Today, worldwide, we are witnessing power grabs by corrupt strongmen and demagogues, including many who may even have been popularly elected. To gain and maintain power, such individuals foster and exploit tribal and partisan animosities. Their ability to flout the law has prompted some of us to lose faith in democratic political ideals and institutions. Some of us have given up on government altogether, preferring to rely on our own resources, wits, and guns for survival. Still others, convinced that the answer lies in expanding the power of majoritarian decision-making, seek to remove any and all checks on the power of the people, sometimes called “the popular will.” All of these routes, history shows, lead more or less directly to dictatorship or various forms of authoritarianism. Autocrats thrive on and promote the rejection of the rule of law, the rise of populism, and the introduction or reintroduction of violence into the political process. In the twenty-first century we are drifting—or, perhaps more accurately, hastening—toward despotism.

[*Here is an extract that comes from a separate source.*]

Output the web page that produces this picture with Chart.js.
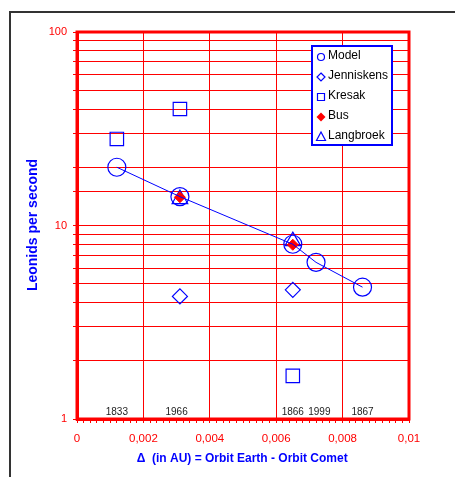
<!DOCTYPE html>
<html>
<head>
<meta charset="utf-8">
<script src="https://cdn.jsdelivr.net/npm/chart.js@4.4.0/dist/chart.umd.min.js"></script>
<style>
  html, body { margin: 0; padding: 0; background: #fff; }
  #wrap { position: relative; width: 455px; height: 477px; }
</style>
</head>
<body>
<div id="wrap"><canvas id="leonidChart" width="455" height="477"></canvas></div>
<script>
// Data
const modelX = [0.0012, 0.0031, 0.0065, 0.0072, 0.0086];
const modelY = [20, 14.1, 8.0, 6.45, 4.8];
const jenniskensX = [0.0031, 0.0065];
const jenniskensY = [4.3, 4.65];
const kresakX = [0.0012, 0.0031, 0.0065];
const kresakY = [28, 40, 1.67];
const busX = [0.0031, 0.0065];
const busY = [14.0, 7.95];
const langbroekX = [0.0031, 0.0065];
const langbroekY = [13.7, 8.3];
const yearLabels = ['1833', '1966', '1866', '1999', '1867'];
const yearX = [0.0012, 0.0030, 0.0065, 0.0073, 0.0086];
const yTickLabels = [1, 10, 100];

const RED = '#ff0000';
const BLUE = '#0000ff';
const FONT = "'Liberation Sans', Arial, sans-serif";

function pts(xs, ys) {
  return xs.map((x, i) => ({ x: x, y: ys[i] }));
}

// legend symbols drawn small, like the reference
function drawSymbol(ctx, kind, x, y) {
  ctx.save();
  ctx.strokeStyle = BLUE;
  ctx.lineWidth = 1.2;
  ctx.beginPath();
  if (kind === 'circle') {
    ctx.arc(x, y, 3.5, 0, Math.PI * 2);
    ctx.stroke();
  } else if (kind === 'diamond') {
    ctx.moveTo(x, y - 4); ctx.lineTo(x + 4, y); ctx.lineTo(x, y + 4); ctx.lineTo(x - 4, y); ctx.closePath();
    ctx.stroke();
  } else if (kind === 'square') {
    ctx.rect(x - 3.5, y - 3.5, 7, 7);
    ctx.stroke();
  } else if (kind === 'bus') {
    ctx.fillStyle = RED;
    ctx.moveTo(x, y - 4.5); ctx.lineTo(x + 4.5, y); ctx.lineTo(x, y + 4.5); ctx.lineTo(x - 4.5, y); ctx.closePath();
    ctx.fill();
  } else if (kind === 'triangle') {
    ctx.moveTo(x, y - 5); ctx.lineTo(x + 4.5, y + 3.5); ctx.lineTo(x - 4.5, y + 3.5); ctx.closePath();
    ctx.stroke();
  }
  ctx.restore();
}

const legendItems = [
  ['Model', 'circle'],
  ['Jenniskens', 'diamond'],
  ['Kresak', 'square'],
  ['Bus', 'bus'],
  ['Langbroek', 'triangle']
];

const decor = {
  id: 'decor',
  beforeDraw(chart) {
    const ctx = chart.ctx;
    ctx.save();
    // outer frame (only left and top edges show)
    ctx.strokeStyle = '#333';
    ctx.lineWidth = 2;
    ctx.beginPath();
    ctx.moveTo(10, 477);
    ctx.lineTo(10, 12);
    ctx.lineTo(455, 12);
    ctx.stroke();
    ctx.restore();
  },
  afterDraw(chart) {
    const ctx = chart.ctx;
    const a = chart.chartArea;
    const xs = chart.scales.x;
    ctx.save();
    // thick plot frame
    ctx.strokeStyle = RED;
    ctx.lineWidth = 3;
    ctx.strokeRect(a.left, a.top, a.right - a.left, a.bottom - a.top);

    // years above the x axis
    ctx.fillStyle = '#222';
    ctx.font = '10px ' + FONT;
    ctx.textAlign = 'center';
    ctx.textBaseline = 'middle';
    yearLabels.forEach((t, i) => {
      ctx.fillText(t, xs.getPixelForValue(yearX[i]), a.bottom - 7);
    });

    // axis titles
    ctx.fillStyle = BLUE;
    ctx.font = 'bold 12px ' + FONT;
    ctx.fillText('\u0394', 141, 459);
    ctx.textAlign = 'left';
    ctx.fillText('(in AU) = Orbit Earth - Orbit Comet', 152, 459);

    ctx.save();
    ctx.translate(33, 225);
    ctx.rotate(-Math.PI / 2);
    ctx.textAlign = 'center';
    ctx.font = 'bold 14px ' + FONT;
    ctx.fillText('Leonids per second', 0, 0);
    ctx.restore();

    // legend box
    const lx = 312, ly = 46, lw = 80, lh = 99;
    ctx.fillStyle = '#fff';
    ctx.fillRect(lx, ly, lw, lh);
    ctx.strokeStyle = BLUE;
    ctx.lineWidth = 2;
    ctx.strokeRect(lx, ly, lw, lh);
    ctx.font = '12px ' + FONT;
    ctx.textAlign = 'left';
    ctx.textBaseline = 'middle';
    legendItems.forEach((it, i) => {
      const y = ly + 10 + i * 20;
      drawSymbol(ctx, it[1], lx + 9, y + 1);
      ctx.fillStyle = '#000';
      ctx.fillText(it[0], lx + 16, y);
    });
    ctx.restore();
  }
};

new Chart(document.getElementById('leonidChart'), {
  type: 'scatter',
  data: {
    datasets: [
      {
        label: 'Model',
        data: pts(modelX, modelY),
        showLine: true,
        borderColor: BLUE,
        borderWidth: 1,
        backgroundColor: 'rgba(0,0,0,0)',
        pointStyle: 'circle',
        pointRadius: 9,
        pointBorderColor: BLUE,
        pointBorderWidth: 1.2,
        order: 1
      },
      {
        label: 'Jenniskens',
        data: pts(jenniskensX, jenniskensY),
        pointStyle: 'rectRot',
        pointRadius: 7.5,
        pointBorderColor: BLUE,
        pointBackgroundColor: 'rgba(0,0,0,0)',
        pointBorderWidth: 1.2,
        order: 2
      },
      {
        label: 'Kresak',
        data: pts(kresakX, kresakY),
        pointStyle: 'rect',
        pointRadius: 9.5,
        pointBorderColor: BLUE,
        pointBackgroundColor: 'rgba(0,0,0,0)',
        pointBorderWidth: 1.2,
        order: 3
      },
      {
        label: 'Bus',
        data: pts(busX, busY),
        pointStyle: 'rectRot',
        pointRadius: 5.5,
        pointBorderColor: RED,
        pointBackgroundColor: RED,
        pointBorderWidth: 1,
        order: 4
      },
      {
        label: 'Langbroek',
        data: pts(langbroekX, langbroekY),
        pointStyle: 'triangle',
        pointRadius: 9,
        pointBorderColor: BLUE,
        pointBackgroundColor: 'rgba(0,0,0,0)',
        pointBorderWidth: 1.2,
        order: 5
      }
    ]
  },
  options: {
    responsive: false,
    animation: false,
    layout: { padding: { top: 32, right: 46, left: 0, bottom: 0 } },
    plugins: {
      legend: { display: false },
      tooltip: { enabled: false }
    },
    scales: {
      x: {
        type: 'linear',
        min: 0,
        max: 0.01,
        afterFit(scale) { scale.height = 58; },
        border: { color: RED, width: 3 },
        grid: {
          color: ctx => (ctx.index % 10 === 0 ? RED : 'rgba(0,0,0,0)'),
          tickColor: RED,
          tickLength: 4,
          lineWidth: 1
        },
        ticks: {
          stepSize: 0.0002,
          autoSkip: false,
          maxRotation: 0,
          padding: 9,
          color: RED,
          font: { family: FONT, size: 11.5 },
          callback: function (v, i) {
            if (i % 10 !== 0) return '';
            const n = Math.round(v * 1000);
            if (n === 0) return '0';
            if (n === 10) return '0,01';
            return '0,00' + n;
          }
        }
      },
      y: {
        type: 'logarithmic',
        min: 1,
        max: 100,
        afterFit(scale) { scale.width = 77; },
        border: { color: RED, width: 3 },
        grid: {
          color: RED,
          tickColor: RED,
          tickLength: 4,
          lineWidth: 1
        },
        ticks: {
          autoSkip: false,
          padding: 6,
          color: RED,
          font: { family: FONT, size: 11 },
          callback: function (v) {
            return yTickLabels.includes(v) ? String(v) : '';
          }
        }
      }
    }
  },
  plugins: [decor]
});
</script>
</body>
</html>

But arguably, this is not inevitable. History also provides an extraordinary example of the reverse trajectory: during the eighth through the fifth centuries BCE, ancient Greece witnessed an unprecedented movement away from tribalism and autocracy and toward civil society and broader forms of political participation. Some Greek poleis (citizen-communities) instituted oligarchic or, in some instances, democratic governments. Most famously, by the mid–fifth century BCE, Athens had developed radically democratic political institutions that made political decisions the responsibility of every individual citizen.
Unaccountable and irresponsible power over other human beings proved not only grasping and cruel but also impermanent. No human being lives forever, and the tyrannos (tyrant), or perhaps his son, was always vulnerable to violent overthrow. As a result, tyranny began to seem unwise even for the tyrant. This impermanence and vulnerability of tyrannical rule caused the ancient Greeks to experience various types of political organization. It is no coincidence that they coined the terms autocracy, meaning power held by one person, aristocracy, meaning power held by the best people, and democracy, meaning power held by the people as a whole. These compound words identify who has power, but not how they use it. The Greeks’ political experiments revealed that thuggishness, intimidation, and oppression can take many forms. They discovered, as we have, that not only autocrats but also powerful groups small and large can behave tyrannically and commit atrocities.